— Begin RECORDED INFORMATION —

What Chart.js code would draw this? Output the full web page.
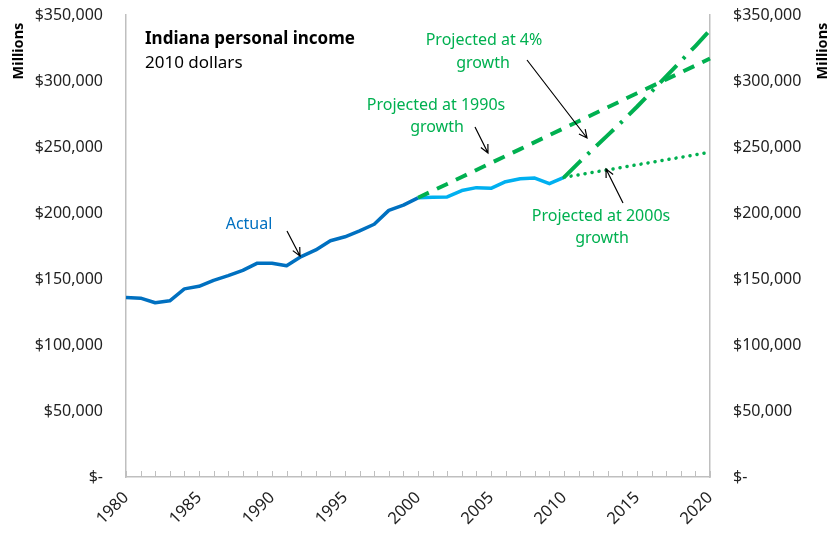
<!DOCTYPE html>
<html>
<head>
<meta charset="utf-8">
<script src="https://cdn.jsdelivr.net/npm/chart.js@4.4.1/dist/chart.umd.min.js"></script>
<style>
  html, body { margin: 0; padding: 0; background: #fff; }
  #wrap { width: 837px; height: 537px; }
</style>
</head>
<body>
<div id="wrap"><canvas id="incomeChart" width="837" height="537"></canvas></div>
<script>
// years on the x axis
const years = [];
for (let y = 1980; y <= 2020; y++) years.push(String(y));

// actual income, millions of 2010 dollars
const actualEarly = [136000, 135500, 132000, 133500, 142500, 144500, 149000, 152500, 156500, 162000,
                     162000, 160000, 167000, 172000, 179000, 182000, 186500, 191500, 202000, 206000, 211500];
const actualLate = [211500, 212000, 212200, 217000, 219200, 218700, 223700, 226000, 226500, 222200, 227000];

// projections
const proj1990s = [211500, 216800, 222000, 227300, 232600, 237900, 243200, 248400, 253700, 259000,
                   264300, 269500, 274800, 280100, 285400, 290700, 295900, 301200, 306500, 311700, 317000];
const proj2000s = [227000, 228900, 230800, 232700, 234600, 236500, 238400, 240300, 242200, 244100, 246000];
const proj4pct = [227000, 238000, 248500, 259000, 269500, 280500, 292000, 303500, 315000, 326500, 338500];

const yTicks = [0, 50000, 100000, 150000, 200000, 250000, 300000, 350000];

// pad a series out to the full year range
function place(values, startYear) {
    const out = new Array(years.length).fill(null);
    const start = startYear - 1980;
    values.forEach((v, i) => { out[start + i] = v; });
    return out;
}

const FONT = '"Noto Sans", "Liberation Sans", sans-serif';
const GREEN = '#00B050';
const AXIS = '#BFBFBF';

function money(v) {
    return v === 0 ? '$-' : '$' + v.toLocaleString('en-US');
}

function drawArrow(ctx, x1, y1, x2, y2) {
    const a = Math.atan2(y2 - y1, x2 - x1);
    const h = 9;
    ctx.beginPath();
    ctx.moveTo(x1, y1);
    ctx.lineTo(x2, y2);
    ctx.moveTo(x2 - h * Math.cos(a - 0.45), y2 - h * Math.sin(a - 0.45));
    ctx.lineTo(x2, y2);
    ctx.lineTo(x2 - h * Math.cos(a + 0.45), y2 - h * Math.sin(a + 0.45));
    ctx.stroke();
}

// text, arrows and the small inward tick marks on the year axis
const notes = {
    id: 'notes',
    afterDraw(chart) {
        const ctx = chart.ctx;
        const xs = chart.scales.x;
        const area = chart.chartArea;
        ctx.save();

        ctx.strokeStyle = AXIS;
        ctx.lineWidth = 1;
        ctx.beginPath();
        years.forEach((y, i) => {
            const px = Math.round(xs.getPixelForValue(i)) + 0.5;
            ctx.moveTo(px, area.bottom);
            ctx.lineTo(px, area.bottom - 6);
        });
        ctx.stroke();

        ctx.fillStyle = '#000';
        ctx.textBaseline = 'middle';
        ctx.textAlign = 'left';
        ctx.font = 'bold 17px ' + FONT;
        ctx.fillText('Indiana personal income', 145, 39);
        ctx.font = '17px ' + FONT;
        ctx.fillText('2010 dollars', 145, 63);

        ctx.font = 'bold 14.5px ' + FONT;
        ctx.textAlign = 'center';
        [[19, 51], [823, 51]].forEach(p => {
            ctx.save();
            ctx.translate(p[0], p[1]);
            ctx.rotate(-Math.PI / 2);
            ctx.fillText('Millions', 0, 0);
            ctx.restore();
        });

        ctx.font = '16px ' + FONT;
        ctx.fillStyle = '#0070C0';
        ctx.fillText('Actual', 249, 224);
        ctx.fillStyle = GREEN;
        ctx.fillText('Projected at 4%', 484, 40);
        ctx.fillText('growth', 483, 63);
        ctx.fillText('Projected at 1990s', 436, 105);
        ctx.fillText('growth', 437, 127);
        ctx.fillText('Projected at 2000s', 601, 216);
        ctx.fillText('growth', 602, 238);

        ctx.strokeStyle = '#000';
        ctx.lineWidth = 1.2;
        drawArrow(ctx, 287, 231, 300, 256);
        drawArrow(ctx, 527, 60, 587, 138);
        drawArrow(ctx, 475, 127, 488, 153);
        drawArrow(ctx, 623, 203, 606, 169);

        ctx.restore();
    }
};

const yAxis = (pos) => ({
    type: 'linear',
    position: pos,
    min: 0,
    max: 350000,
    afterBuildTicks(scale) { scale.ticks = yTicks.map(v => ({ value: v })); },
    afterFit(scale) {
        scale.width = pos === 'left' ? 126 : 127;
        scale.paddingTop = 15;
        scale.paddingBottom = 0;
    },
    grid: { display: false, drawTicks: false },
    border: { display: true, color: AXIS, width: 1.5 },
    ticks: {
        padding: 23,
        color: '#222',
        font: { family: FONT, size: 16 },
        callback: money
    }
});

new Chart(document.getElementById('incomeChart'), {
    type: 'line',
    data: {
        labels: years,
        datasets: [
            { data: place(proj1990s, 2000), borderColor: GREEN, borderWidth: 4, borderDash: [12, 9] },
            { data: place(proj2000s, 2010), borderColor: GREEN, borderWidth: 3.5, borderDash: [0.1, 7], borderCapStyle: 'round' },
            { data: place(actualLate, 2000), borderColor: '#00B0F0', borderWidth: 3.5 },
            { data: place(proj4pct, 2010), borderColor: GREEN, borderWidth: 4, borderDash: [24, 9, 3, 9] },
            { data: place(actualEarly, 1980), borderColor: '#0070C0', borderWidth: 3.5 }
        ]
    },
    options: {
        responsive: false,
        animation: false,
        layout: { padding: 0 },
        elements: { point: { radius: 0 }, line: { tension: 0, borderJoinStyle: 'round' } },
        plugins: { legend: { display: false }, tooltip: { enabled: false } },
        scales: {
            x: {
                type: 'category',
                offset: false,
                afterFit(scale) {
                    scale.height = 60;
                    scale.paddingLeft = 0;
                    scale.paddingRight = 0;
                },
                grid: { display: false, drawTicks: false },
                border: { display: true, color: AXIS, width: 1.5 },
                ticks: {
                    autoSkip: false,
                    maxRotation: 45,
                    minRotation: 45,
                    padding: 11,
                    color: '#222',
                    font: { family: FONT, size: 16.5 },
                    callback(value) {
                        const label = this.getLabelForValue(value);
                        return Number(label) % 5 === 0 ? label : '';
                    }
                }
            },
            y: yAxis('left'),
            y2: yAxis('right')
        }
    },
    plugins: [notes]
});
</script>
</body>
</html>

— End RECORDED INFORMATION —

▸ **THE PROBLEM**
The material above must be printed exactly, with its pictures left out.

▸ **THE RESULT**
What Chart.js code would draw this? Output the full web page.
<!DOCTYPE html>
<html>
<head>
<meta charset="utf-8">
<script src="https://cdn.jsdelivr.net/npm/chart.js@4.4.1/dist/chart.umd.min.js"></script>
<style>
  html, body { margin: 0; padding: 0; background: #fff; }
  #wrap { width: 837px; height: 537px; }
</style>
</head>
<body>
<div id="wrap"><canvas id="incomeChart" width="837" height="537"></canvas></div>
<script>
// years on the x axis
const years = [];
for (let y = 1980; y <= 2020; y++) years.push(String(y));

// actual income, millions of 2010 dollars
const actualEarly = [136000, 135500, 132000, 133500, 142500, 144500, 149000, 152500, 156500, 162000,
                     162000, 160000, 167000, 172000, 179000, 182000, 186500, 191500, 202000, 206000, 211500];
const actualLate = [211500, 212000, 212200, 217000, 219200, 218700, 223700, 226000, 226500, 222200, 227000];

// projections
const proj1990s = [211500, 216800, 222000, 227300, 232600, 237900, 243200, 248400, 253700, 259000,
                   264300, 269500, 274800, 280100, 285400, 290700, 295900, 301200, 306500, 311700, 317000];
const proj2000s = [227000, 228900, 230800, 232700, 234600, 236500, 238400, 240300, 242200, 244100, 246000];
const proj4pct = [227000, 238000, 248500, 259000, 269500, 280500, 292000, 303500, 315000, 326500, 338500];

const yTicks = [0, 50000, 100000, 150000, 200000, 250000, 300000, 350000];

// pad a series out to the full year range
function place(values, startYear) {
    const out = new Array(years.length).fill(null);
    const start = startYear - 1980;
    values.forEach((v, i) => { out[start + i] = v; });
    return out;
}

const FONT = '"Noto Sans", "Liberation Sans", sans-serif';
const GREEN = '#00B050';
const AXIS = '#BFBFBF';

function money(v) {
    return v === 0 ? '$-' : '$' + v.toLocaleString('en-US');
}

function drawArrow(ctx, x1, y1, x2, y2) {
    const a = Math.atan2(y2 - y1, x2 - x1);
    const h = 9;
    ctx.beginPath();
    ctx.moveTo(x1, y1);
    ctx.lineTo(x2, y2);
    ctx.moveTo(x2 - h * Math.cos(a - 0.45), y2 - h * Math.sin(a - 0.45));
    ctx.lineTo(x2, y2);
    ctx.lineTo(x2 - h * Math.cos(a + 0.45), y2 - h * Math.sin(a + 0.45));
    ctx.stroke();
}

// text, arrows and the small inward tick marks on the year axis
const notes = {
    id: 'notes',
    afterDraw(chart) {
        const ctx = chart.ctx;
        const xs = chart.scales.x;
        const area = chart.chartArea;
        ctx.save();

        ctx.strokeStyle = AXIS;
        ctx.lineWidth = 1;
        ctx.beginPath();
        years.forEach((y, i) => {
            const px = Math.round(xs.getPixelForValue(i)) + 0.5;
            ctx.moveTo(px, area.bottom);
            ctx.lineTo(px, area.bottom - 6);
        });
        ctx.stroke();

        ctx.fillStyle = '#000';
        ctx.textBaseline = 'middle';
        ctx.textAlign = 'left';
        ctx.font = 'bold 17px ' + FONT;
        ctx.fillText('Indiana personal income', 145, 39);
        ctx.font = '17px ' + FONT;
        ctx.fillText('2010 dollars', 145, 63);

        ctx.font = 'bold 14.5px ' + FONT;
        ctx.textAlign = 'center';
        [[19, 51], [823, 51]].forEach(p => {
            ctx.save();
            ctx.translate(p[0], p[1]);
            ctx.rotate(-Math.PI / 2);
            ctx.fillText('Millions', 0, 0);
            ctx.restore();
        });

        ctx.font = '16px ' + FONT;
        ctx.fillStyle = '#0070C0';
        ctx.fillText('Actual', 249, 224);
        ctx.fillStyle = GREEN;
        ctx.fillText('Projected at 4%', 484, 40);
        ctx.fillText('growth', 483, 63);
        ctx.fillText('Projected at 1990s', 436, 105);
        ctx.fillText('growth', 437, 127);
        ctx.fillText('Projected at 2000s', 601, 216);
        ctx.fillText('growth', 602, 238);

        ctx.strokeStyle = '#000';
        ctx.lineWidth = 1.2;
        drawArrow(ctx, 287, 231, 300, 256);
        drawArrow(ctx, 527, 60, 587, 138);
        drawArrow(ctx, 475, 127, 488, 153);
        drawArrow(ctx, 623, 203, 606, 169);

        ctx.restore();
    }
};

const yAxis = (pos) => ({
    type: 'linear',
    position: pos,
    min: 0,
    max: 350000,
    afterBuildTicks(scale) { scale.ticks = yTicks.map(v => ({ value: v })); },
    afterFit(scale) {
        scale.width = pos === 'left' ? 126 : 127;
        scale.paddingTop = 15;
        scale.paddingBottom = 0;
    },
    grid: { display: false, drawTicks: false },
    border: { display: true, color: AXIS, width: 1.5 },
    ticks: {
        padding: 23,
        color: '#222',
        font: { family: FONT, size: 16 },
        callback: money
    }
});

new Chart(document.getElementById('incomeChart'), {
    type: 'line',
    data: {
        labels: years,
        datasets: [
            { data: place(proj1990s, 2000), borderColor: GREEN, borderWidth: 4, borderDash: [12, 9] },
            { data: place(proj2000s, 2010), borderColor: GREEN, borderWidth: 3.5, borderDash: [0.1, 7], borderCapStyle: 'round' },
            { data: place(actualLate, 2000), borderColor: '#00B0F0', borderWidth: 3.5 },
            { data: place(proj4pct, 2010), borderColor: GREEN, borderWidth: 4, borderDash: [24, 9, 3, 9] },
            { data: place(actualEarly, 1980), borderColor: '#0070C0', borderWidth: 3.5 }
        ]
    },
    options: {
        responsive: false,
        animation: false,
        layout: { padding: 0 },
        elements: { point: { radius: 0 }, line: { tension: 0, borderJoinStyle: 'round' } },
        plugins: { legend: { display: false }, tooltip: { enabled: false } },
        scales: {
            x: {
                type: 'category',
                offset: false,
                afterFit(scale) {
                    scale.height = 60;
                    scale.paddingLeft = 0;
                    scale.paddingRight = 0;
                },
                grid: { display: false, drawTicks: false },
                border: { display: true, color: AXIS, width: 1.5 },
                ticks: {
                    autoSkip: false,
                    maxRotation: 45,
                    minRotation: 45,
                    padding: 11,
                    color: '#222',
                    font: { family: FONT, size: 16.5 },
                    callback(value) {
                        const label = this.getLabelForValue(value);
                        return Number(label) % 5 === 0 ? label : '';
                    }
                }
            },
            y: yAxis('left'),
            y2: yAxis('right')
        }
    },
    plugins: [notes]
});
</script>
</body>
</html>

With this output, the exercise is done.